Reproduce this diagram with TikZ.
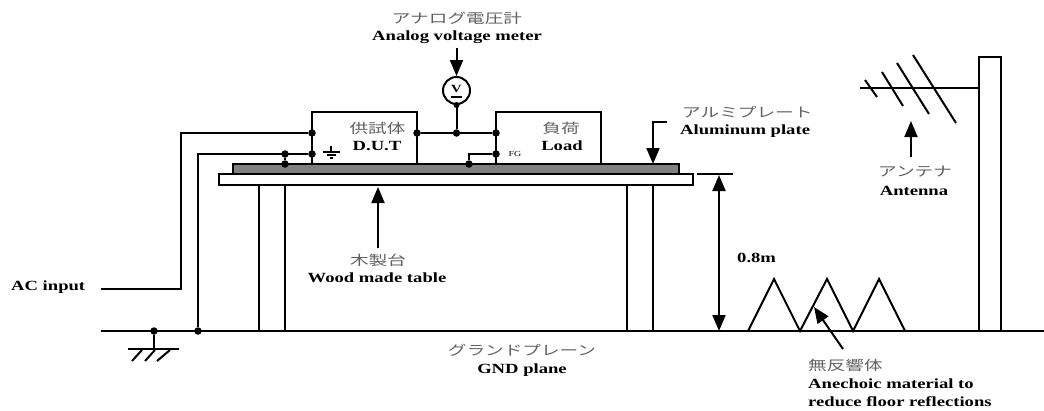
========================================================================
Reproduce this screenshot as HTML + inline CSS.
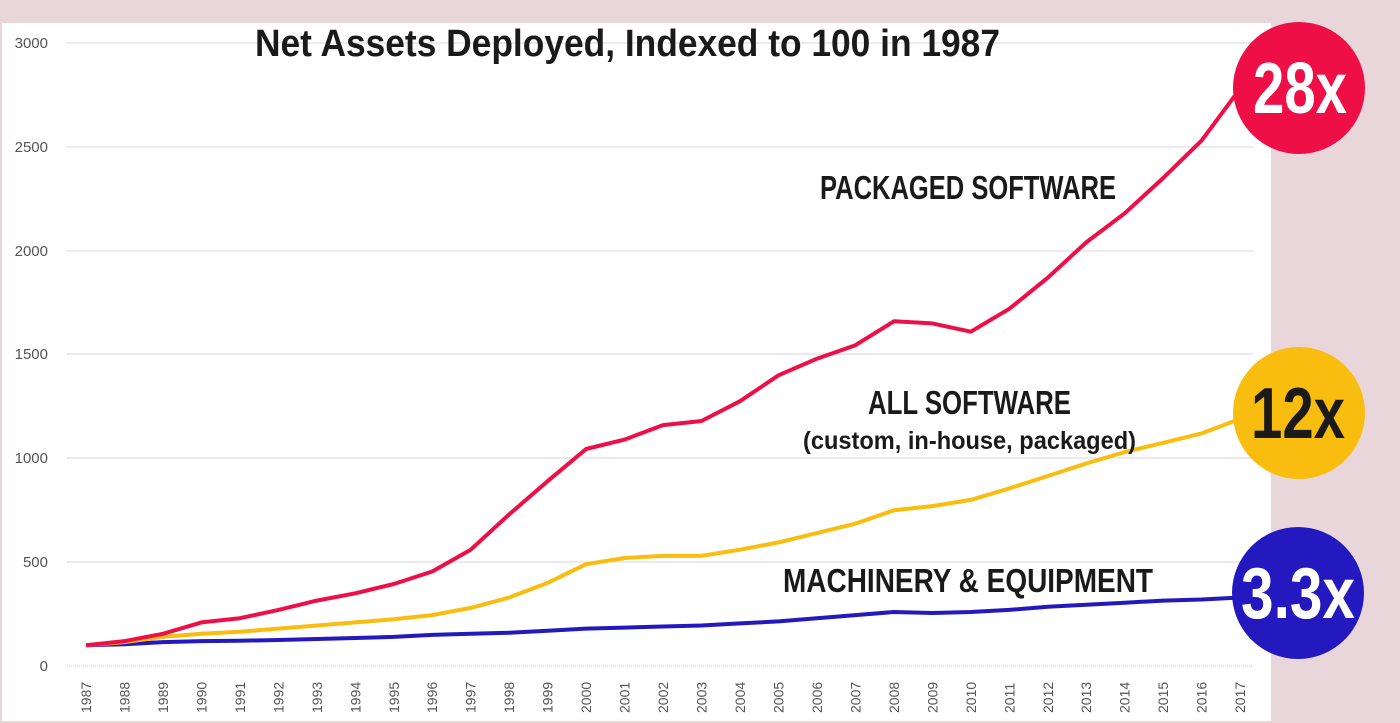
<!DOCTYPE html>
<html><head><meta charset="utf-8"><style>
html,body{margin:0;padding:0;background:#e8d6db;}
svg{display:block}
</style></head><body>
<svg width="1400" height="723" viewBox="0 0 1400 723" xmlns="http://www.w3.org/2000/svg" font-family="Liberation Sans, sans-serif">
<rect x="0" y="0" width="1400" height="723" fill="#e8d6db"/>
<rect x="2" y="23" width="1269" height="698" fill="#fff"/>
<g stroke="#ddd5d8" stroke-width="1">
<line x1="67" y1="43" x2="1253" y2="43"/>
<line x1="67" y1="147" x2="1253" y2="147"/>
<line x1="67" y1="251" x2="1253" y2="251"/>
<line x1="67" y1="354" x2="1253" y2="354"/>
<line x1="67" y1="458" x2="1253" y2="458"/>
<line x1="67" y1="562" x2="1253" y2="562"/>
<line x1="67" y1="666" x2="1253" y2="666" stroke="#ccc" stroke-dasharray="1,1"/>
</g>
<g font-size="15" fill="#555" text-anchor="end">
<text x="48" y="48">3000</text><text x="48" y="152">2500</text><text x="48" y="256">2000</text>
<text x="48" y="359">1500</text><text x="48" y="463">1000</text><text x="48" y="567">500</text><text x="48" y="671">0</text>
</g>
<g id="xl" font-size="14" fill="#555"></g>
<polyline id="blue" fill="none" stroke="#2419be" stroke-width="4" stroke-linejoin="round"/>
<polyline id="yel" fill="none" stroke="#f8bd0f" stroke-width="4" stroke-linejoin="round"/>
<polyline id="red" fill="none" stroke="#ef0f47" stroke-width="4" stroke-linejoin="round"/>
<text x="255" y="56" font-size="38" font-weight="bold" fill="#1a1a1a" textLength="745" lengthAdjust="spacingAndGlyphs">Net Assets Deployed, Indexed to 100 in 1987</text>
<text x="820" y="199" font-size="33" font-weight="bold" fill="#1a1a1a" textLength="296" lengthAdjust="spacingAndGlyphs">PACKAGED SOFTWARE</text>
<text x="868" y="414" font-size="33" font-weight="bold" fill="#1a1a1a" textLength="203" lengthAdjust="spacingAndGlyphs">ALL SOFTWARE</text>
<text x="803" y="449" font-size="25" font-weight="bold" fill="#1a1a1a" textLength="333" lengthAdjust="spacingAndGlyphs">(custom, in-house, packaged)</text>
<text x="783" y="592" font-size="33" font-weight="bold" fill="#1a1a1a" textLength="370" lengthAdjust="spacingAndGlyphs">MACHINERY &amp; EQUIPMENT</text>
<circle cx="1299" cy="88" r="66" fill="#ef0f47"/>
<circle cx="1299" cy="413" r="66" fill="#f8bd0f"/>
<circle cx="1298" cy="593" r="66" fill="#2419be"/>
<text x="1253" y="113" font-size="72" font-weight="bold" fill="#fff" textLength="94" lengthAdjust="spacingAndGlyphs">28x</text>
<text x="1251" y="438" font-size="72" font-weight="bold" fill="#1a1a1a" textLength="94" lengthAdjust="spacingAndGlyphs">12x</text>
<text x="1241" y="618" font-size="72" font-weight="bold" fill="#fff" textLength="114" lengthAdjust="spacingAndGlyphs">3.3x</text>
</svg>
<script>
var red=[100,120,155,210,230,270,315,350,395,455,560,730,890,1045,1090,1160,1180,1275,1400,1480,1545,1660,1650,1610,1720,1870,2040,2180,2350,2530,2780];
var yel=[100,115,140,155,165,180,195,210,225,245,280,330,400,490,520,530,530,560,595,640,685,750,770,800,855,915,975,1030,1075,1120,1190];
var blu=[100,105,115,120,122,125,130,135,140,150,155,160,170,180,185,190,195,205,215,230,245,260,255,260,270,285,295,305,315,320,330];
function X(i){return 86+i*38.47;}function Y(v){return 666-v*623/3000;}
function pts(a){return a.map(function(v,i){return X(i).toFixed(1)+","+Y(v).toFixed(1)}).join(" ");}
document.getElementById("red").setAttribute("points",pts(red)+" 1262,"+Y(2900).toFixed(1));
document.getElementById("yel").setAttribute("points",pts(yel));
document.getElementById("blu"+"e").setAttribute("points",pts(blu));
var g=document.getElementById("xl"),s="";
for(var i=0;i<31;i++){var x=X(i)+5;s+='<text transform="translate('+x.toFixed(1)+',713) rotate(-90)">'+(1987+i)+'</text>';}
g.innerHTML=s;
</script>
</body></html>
========================================================================
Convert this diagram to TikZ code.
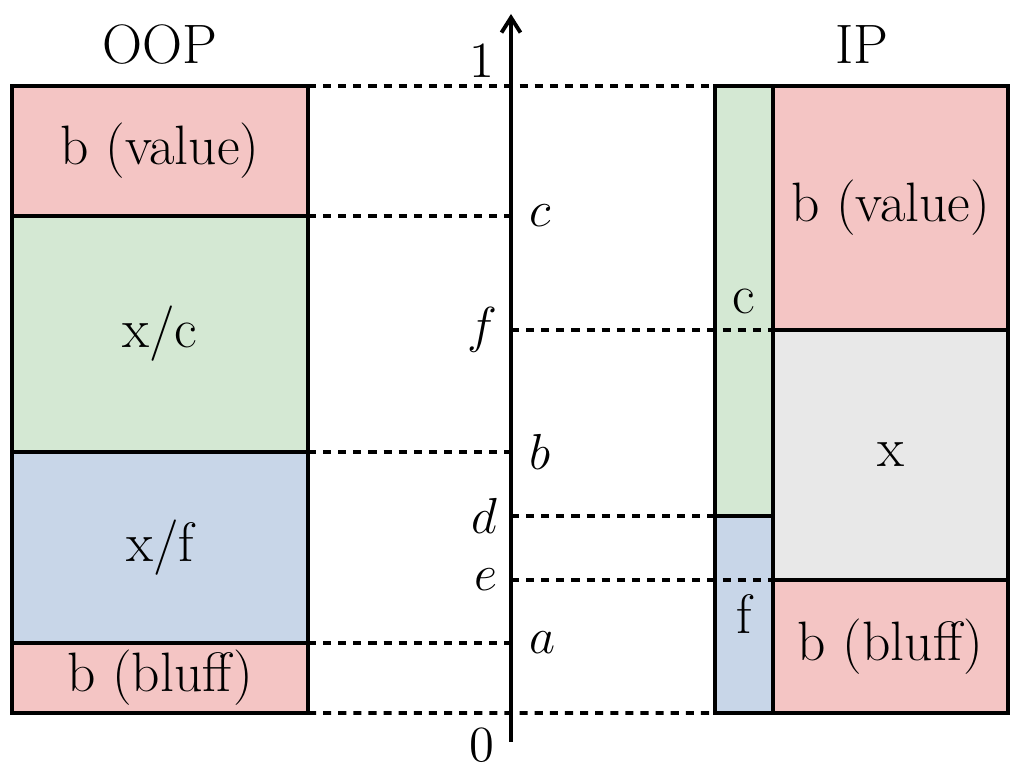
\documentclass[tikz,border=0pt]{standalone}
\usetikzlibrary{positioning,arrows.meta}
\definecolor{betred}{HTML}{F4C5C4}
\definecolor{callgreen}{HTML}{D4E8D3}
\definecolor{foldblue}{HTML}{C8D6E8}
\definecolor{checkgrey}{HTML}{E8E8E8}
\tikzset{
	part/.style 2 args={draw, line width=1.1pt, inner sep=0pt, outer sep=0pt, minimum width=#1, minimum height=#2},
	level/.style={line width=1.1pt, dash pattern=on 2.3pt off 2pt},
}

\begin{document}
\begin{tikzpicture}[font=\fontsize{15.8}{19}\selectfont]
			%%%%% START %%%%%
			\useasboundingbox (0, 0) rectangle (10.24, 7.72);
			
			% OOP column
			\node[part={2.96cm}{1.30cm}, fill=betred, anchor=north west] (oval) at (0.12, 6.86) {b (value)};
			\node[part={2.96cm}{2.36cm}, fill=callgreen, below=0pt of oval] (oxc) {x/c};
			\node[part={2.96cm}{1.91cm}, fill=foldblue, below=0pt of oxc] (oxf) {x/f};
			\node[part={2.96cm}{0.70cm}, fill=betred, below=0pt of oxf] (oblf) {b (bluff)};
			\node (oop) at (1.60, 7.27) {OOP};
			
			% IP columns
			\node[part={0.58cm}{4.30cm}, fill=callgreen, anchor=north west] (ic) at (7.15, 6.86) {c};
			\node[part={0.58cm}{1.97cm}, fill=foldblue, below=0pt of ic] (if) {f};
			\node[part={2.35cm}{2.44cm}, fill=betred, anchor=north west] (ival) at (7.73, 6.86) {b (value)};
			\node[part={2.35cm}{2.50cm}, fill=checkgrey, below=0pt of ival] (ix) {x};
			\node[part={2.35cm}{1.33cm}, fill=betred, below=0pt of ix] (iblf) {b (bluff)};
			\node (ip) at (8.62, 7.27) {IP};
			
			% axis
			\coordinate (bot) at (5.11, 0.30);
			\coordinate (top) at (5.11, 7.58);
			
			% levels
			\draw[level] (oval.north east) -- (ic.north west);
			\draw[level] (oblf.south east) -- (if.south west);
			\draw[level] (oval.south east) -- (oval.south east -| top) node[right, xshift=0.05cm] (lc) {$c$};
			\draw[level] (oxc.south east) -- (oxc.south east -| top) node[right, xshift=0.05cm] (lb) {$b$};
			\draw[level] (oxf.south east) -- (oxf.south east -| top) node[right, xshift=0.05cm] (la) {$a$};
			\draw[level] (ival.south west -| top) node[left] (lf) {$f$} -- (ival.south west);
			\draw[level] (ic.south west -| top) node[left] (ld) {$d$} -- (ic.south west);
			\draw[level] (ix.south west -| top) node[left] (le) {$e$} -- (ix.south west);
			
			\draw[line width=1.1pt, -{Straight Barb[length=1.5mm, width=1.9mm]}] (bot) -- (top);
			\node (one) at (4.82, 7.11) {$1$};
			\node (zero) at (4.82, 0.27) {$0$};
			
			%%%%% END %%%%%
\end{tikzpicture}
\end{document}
========================================================================
**Exercise goal**
From the listing above, repeat only the lines between the line containing "Convert this diagram to TikZ code." and the line containing "at (5.11, 7.58);", those two included. Pictures are not part of the copy.

**Solution to this problem**
Convert this diagram to TikZ code.
\documentclass[tikz,border=0pt]{standalone}
\usetikzlibrary{positioning,arrows.meta}
\definecolor{betred}{HTML}{F4C5C4}
\definecolor{callgreen}{HTML}{D4E8D3}
\definecolor{foldblue}{HTML}{C8D6E8}
\definecolor{checkgrey}{HTML}{E8E8E8}
\tikzset{
	part/.style 2 args={draw, line width=1.1pt, inner sep=0pt, outer sep=0pt, minimum width=#1, minimum height=#2},
	level/.style={line width=1.1pt, dash pattern=on 2.3pt off 2pt},
}

\begin{document}
\begin{tikzpicture}[font=\fontsize{15.8}{19}\selectfont]
			%%%%% START %%%%%
			\useasboundingbox (0, 0) rectangle (10.24, 7.72);
			
			% OOP column
			\node[part={2.96cm}{1.30cm}, fill=betred, anchor=north west] (oval) at (0.12, 6.86) {b (value)};
			\node[part={2.96cm}{2.36cm}, fill=callgreen, below=0pt of oval] (oxc) {x/c};
			\node[part={2.96cm}{1.91cm}, fill=foldblue, below=0pt of oxc] (oxf) {x/f};
			\node[part={2.96cm}{0.70cm}, fill=betred, below=0pt of oxf] (oblf) {b (bluff)};
			\node (oop) at (1.60, 7.27) {OOP};
			
			% IP columns
			\node[part={0.58cm}{4.30cm}, fill=callgreen, anchor=north west] (ic) at (7.15, 6.86) {c};
			\node[part={0.58cm}{1.97cm}, fill=foldblue, below=0pt of ic] (if) {f};
			\node[part={2.35cm}{2.44cm}, fill=betred, anchor=north west] (ival) at (7.73, 6.86) {b (value)};
			\node[part={2.35cm}{2.50cm}, fill=checkgrey, below=0pt of ival] (ix) {x};
			\node[part={2.35cm}{1.33cm}, fill=betred, below=0pt of ix] (iblf) {b (bluff)};
			\node (ip) at (8.62, 7.27) {IP};
			
			% axis
			\coordinate (bot) at (5.11, 0.30);
			\coordinate (top) at (5.11, 7.58);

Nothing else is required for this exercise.